The Court observes that, when examining the length of the proceedings, the period to be considered begins on 5 November 1992, the date of the Convention’s entry into force in respect of Hungary. However, in assessing the reasonableness of the time that elapsed after this date, account must be taken of the then state of proceedings (see the Foti and others v. Italy judgment of 10 December 1982, Series A no. 56, p. 18, § 53).

According to the applicants, the length of the proceedings is in breach of the “reasonable time” requirement laid down in Article 6 § 1 of the Convention. The Government reject the allegation.

The Court considers, in the light of the criteria established in its case-law on the question of “reasonable time” (the complexity of the case, the applicants’ conduct and that of the competent authorities), and having regard to all the information in its possession, that an examination of the merits of this complaint is required.

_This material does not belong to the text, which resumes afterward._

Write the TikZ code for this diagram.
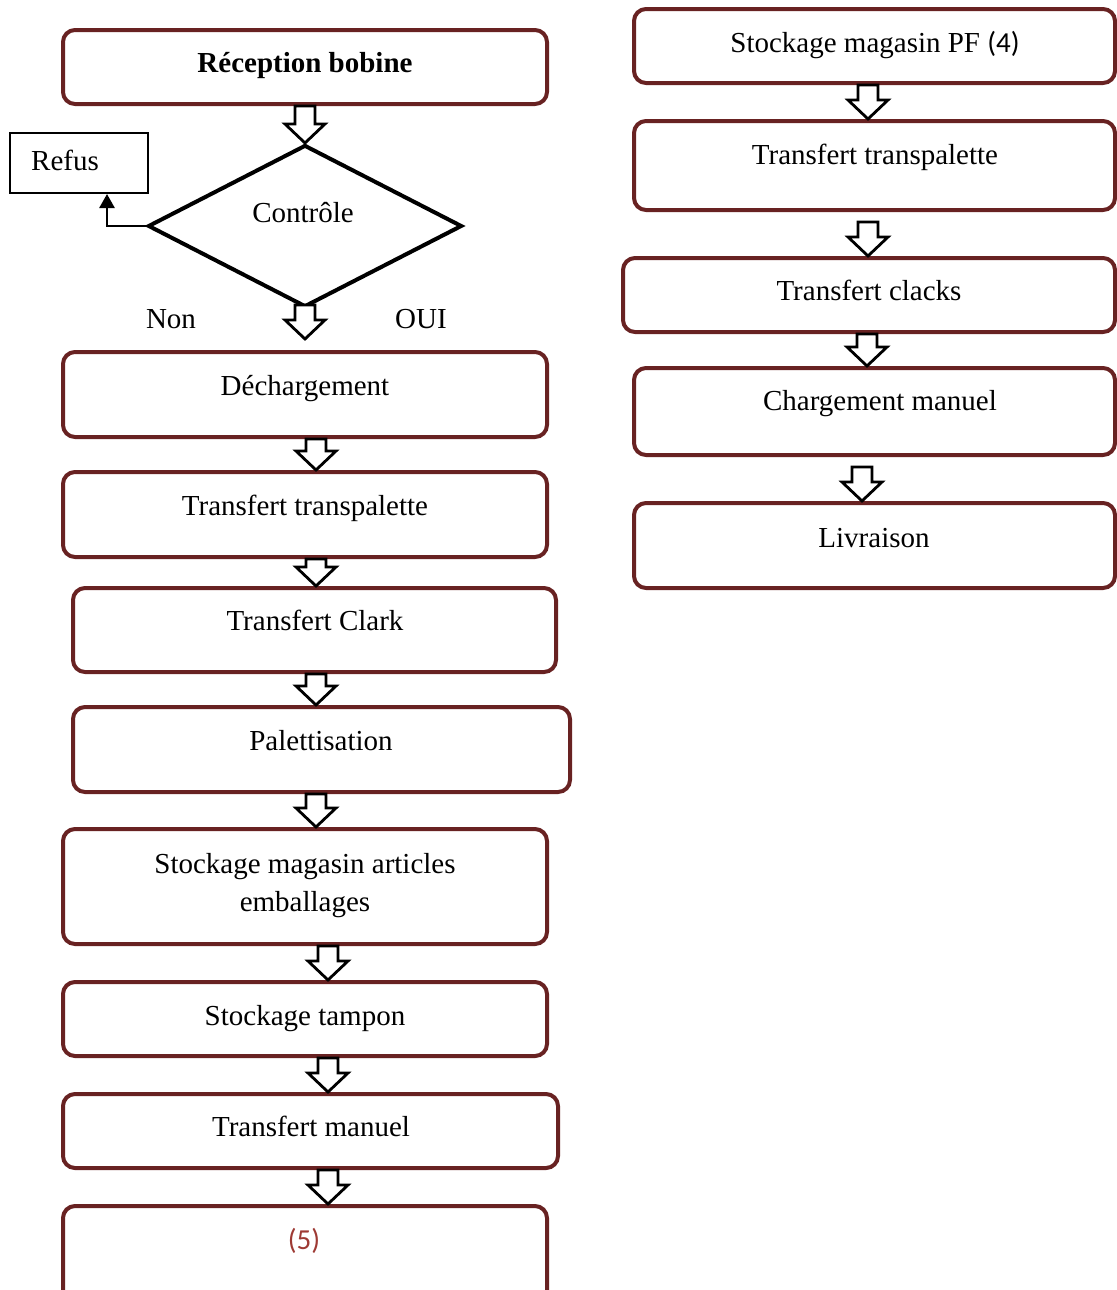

3. The applicants further complain about the outcome of the proceedings. The Court observes that it was open to the applicants to challenge the Supreme Court’s second instance decision by bringing a petition for review before the Supreme Court. They failed to do so and have therefore not, as required by Article 35 § 1 of the Convention, exhausted the remedies available under Hungarian law in respect of this complaint. It follows that this complaint must be rejected, in accordance with Article 35 § 4.

For these reasons, the Court unanimously

Declares admissible, without prejudging the merits, the applicants’ complaint relating to the alleged unreasonable length of the proceedings instituted on 9 October 1992;

Declares inadmissible the remainder of the application.